Direction: Set down the data below from its first line to the line holding "const yRange = [1, 4.609];", inclusive; omit all pictures.

+++

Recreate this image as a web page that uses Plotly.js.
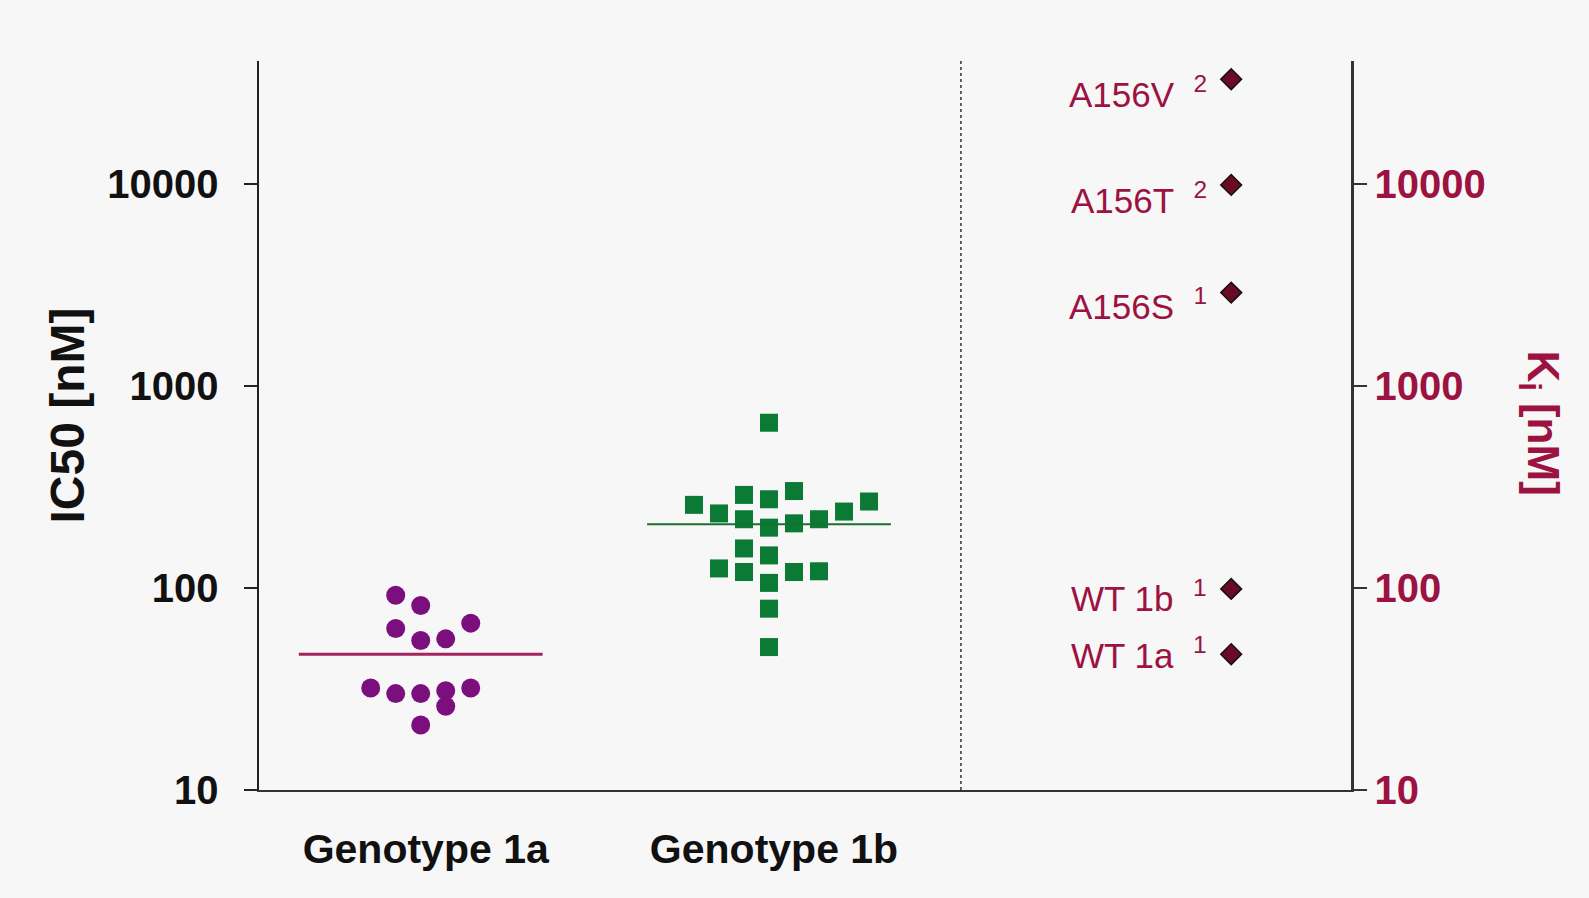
<!DOCTYPE html>
<html><head><meta charset="utf-8">
<script src="https://cdn.plot.ly/plotly-3.0.1.min.js"></script>
<style>html,body{margin:0;padding:0;background:#f7f7f7}#chart{width:1589px;height:898px}</style>
</head><body><div id="chart"></div>
<script>
// ---- data ----
const categories = ["Genotype 1a", "Genotype 1b"];
const g1aIC50 = [92, 82, 63, 55, 56, 67, 32, 30, 30, 31, 32, 26, 21];
const g1aSlot = [-1, 0, -1, 0, 1, 2, -2, -1, 0, 1, 2, 1, 0];
const g1bIC50 = [658, 258, 234, 289, 275, 302, 219, 199, 209, 219, 239, 268, 157, 145, 125, 120, 120, 121, 106, 79, 51];
const g1bSlot = [0, -3, -2, -1, 0, 1, -1, 0, 1, 2, 3, 4, -1, 0, -2, -1, 1, 2, 0, 0, 0];
const meanIC50 = [47, 207];
const kiLabels = ["A156V", "A156T", "A156S", "WT 1b", "WT 1a"];
const kiRefs = ["2", "2", "1", "1", "1"];
const kiValues = [33000, 9900, 2900, 99, 47];
const yTickVals = [10, 100, 1000, 10000];
const yTickText = ["10", "100", "1000", "10000"];

// ---- layout constants ----
const SLOT = 0.0718, HALF = 0.35, KI_X = 3.327, DIV_X = 2.551;
const labelYShift = [-13, -13, -11, -7, 1];
const crimson = "#9c1240";
const FONT = "Arial, 'Liberation Sans', Helvetica, sans-serif";
const yRange = [1, 4.609];

const traces = [
  {x: g1aSlot.map(s => 1 + s * SLOT), y: g1aIC50, type: "scatter", mode: "markers",
   marker: {symbol: "circle", size: 19, color: "#7c0f7e"}, yaxis: "y", hoverinfo: "y"},
  {x: [1 - HALF, 1 + HALF], y: [meanIC50[0], meanIC50[0]], type: "scatter", mode: "lines",
   line: {color: "#a3245e", width: 3}, yaxis: "y", hoverinfo: "y"},
  {x: g1bSlot.map(s => 2 + s * SLOT), y: g1bIC50, type: "scatter", mode: "markers",
   marker: {symbol: "square", size: 18, color: "#0b7a34"}, yaxis: "y", hoverinfo: "y"},
  {x: [2 - HALF, 2 + HALF], y: [meanIC50[1], meanIC50[1]], type: "scatter", mode: "lines",
   line: {color: "#1b6e2c", width: 2}, yaxis: "y", hoverinfo: "y"},
  {x: kiValues.map(() => KI_X), y: kiValues, type: "scatter", mode: "markers",
   marker: {symbol: "diamond", size: 16, color: "#6a0a25", line: {color: "#111", width: 1.5}},
   yaxis: "y2", text: kiLabels, hoverinfo: "text+y"}
];

const annotations = kiLabels.map((t, i) => ({
  text: t + "\u00a0\u00a0<sup>" + kiRefs[i] + "</sup>",
  x: KI_X, y: Math.log10(kiValues[i]), xref: "x", yref: "y2",
  xanchor: "right", yanchor: "middle", xshift: -22, yshift: labelYShift[i],
  showarrow: false, font: {family: FONT, size: 35, color: crimson}
}));
annotations.push({
  text: "<b>K<sub>i</sub> [nM]</b>", xref: "paper", yref: "paper",
  x: 1.173, y: 0.503, xanchor: "center", yanchor: "middle", textangle: 90,
  showarrow: false, font: {family: FONT, size: 44, color: crimson}
});
annotations.push({
  text: "<b>IC50 [nM]</b>", xref: "paper", yref: "paper",
  x: -0.1754, y: 0.5144, xanchor: "center", yanchor: "middle", textangle: -90,
  showarrow: false, font: {family: FONT, size: 48, color: "#111"}
});

const layout = {
  width: 1589, height: 898,
  margin: {l: 259, r: 238, t: 61, b: 108},
  paper_bgcolor: "#f7f7f7", plot_bgcolor: "#f7f7f7",
  showlegend: false,
  font: {family: FONT},
  xaxis: {
    range: [0.5357, 3.671], tickvals: [1, 2], ticktext: categories,
    showgrid: false, zeroline: false, showline: true, linecolor: "#333", linewidth: 2,
    ticks: "", ticklabelstandoff: 22, ticklabelshift: 5,
    tickfont: {family: FONT, size: 41, color: "#111", weight: "bold"}
  },
  yaxis: {
    type: "log", range: yRange, tickvals: yTickVals, ticktext: yTickText,
    showgrid: false, zeroline: false, showline: true, linecolor: "#222", linewidth: 2.5,
    ticks: "outside", ticklen: 13, tickwidth: 2, tickcolor: "#222",
    ticklabelstandoff: 17,
    tickfont: {family: FONT, size: 40, color: "#111", weight: "bold"}
  },
  yaxis2: {
    type: "log", range: yRange, overlaying: "y", side: "right",
    tickvals: yTickVals, ticktext: yTickText,
    showgrid: false, zeroline: false, showline: true, linecolor: "#333", linewidth: 2.5,
    ticks: "outside", ticklen: 13, tickwidth: 2, tickcolor: "#333",
    ticklabelstandoff: 0,
    tickfont: {family: FONT, size: 40, color: crimson, weight: "bold"}
  },
  shapes: [{type: "line", xref: "x", yref: "paper", x0: DIV_X, x1: DIV_X, y0: 0, y1: 1,
            line: {color: "#333", width: 1.5, dash: "dot"}}],
  annotations: annotations
};

Plotly.newPlot("chart", traces, layout, {displayModeBar: false, staticPlot: true});
</script></body></html>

+++

Written response:
Recreate this image as a web page that uses Plotly.js.
<!DOCTYPE html>
<html><head><meta charset="utf-8">
<script src="https://cdn.plot.ly/plotly-3.0.1.min.js"></script>
<style>html,body{margin:0;padding:0;background:#f7f7f7}#chart{width:1589px;height:898px}</style>
</head><body><div id="chart"></div>
<script>
// ---- data ----
const categories = ["Genotype 1a", "Genotype 1b"];
const g1aIC50 = [92, 82, 63, 55, 56, 67, 32, 30, 30, 31, 32, 26, 21];
const g1aSlot = [-1, 0, -1, 0, 1, 2, -2, -1, 0, 1, 2, 1, 0];
const g1bIC50 = [658, 258, 234, 289, 275, 302, 219, 199, 209, 219, 239, 268, 157, 145, 125, 120, 120, 121, 106, 79, 51];
const g1bSlot = [0, -3, -2, -1, 0, 1, -1, 0, 1, 2, 3, 4, -1, 0, -2, -1, 1, 2, 0, 0, 0];
const meanIC50 = [47, 207];
const kiLabels = ["A156V", "A156T", "A156S", "WT 1b", "WT 1a"];
const kiRefs = ["2", "2", "1", "1", "1"];
const kiValues = [33000, 9900, 2900, 99, 47];
const yTickVals = [10, 100, 1000, 10000];
const yTickText = ["10", "100", "1000", "10000"];

// ---- layout constants ----
const SLOT = 0.0718, HALF = 0.35, KI_X = 3.327, DIV_X = 2.551;
const labelYShift = [-13, -13, -11, -7, 1];
const crimson = "#9c1240";
const FONT = "Arial, 'Liberation Sans', Helvetica, sans-serif";
const yRange = [1, 4.609];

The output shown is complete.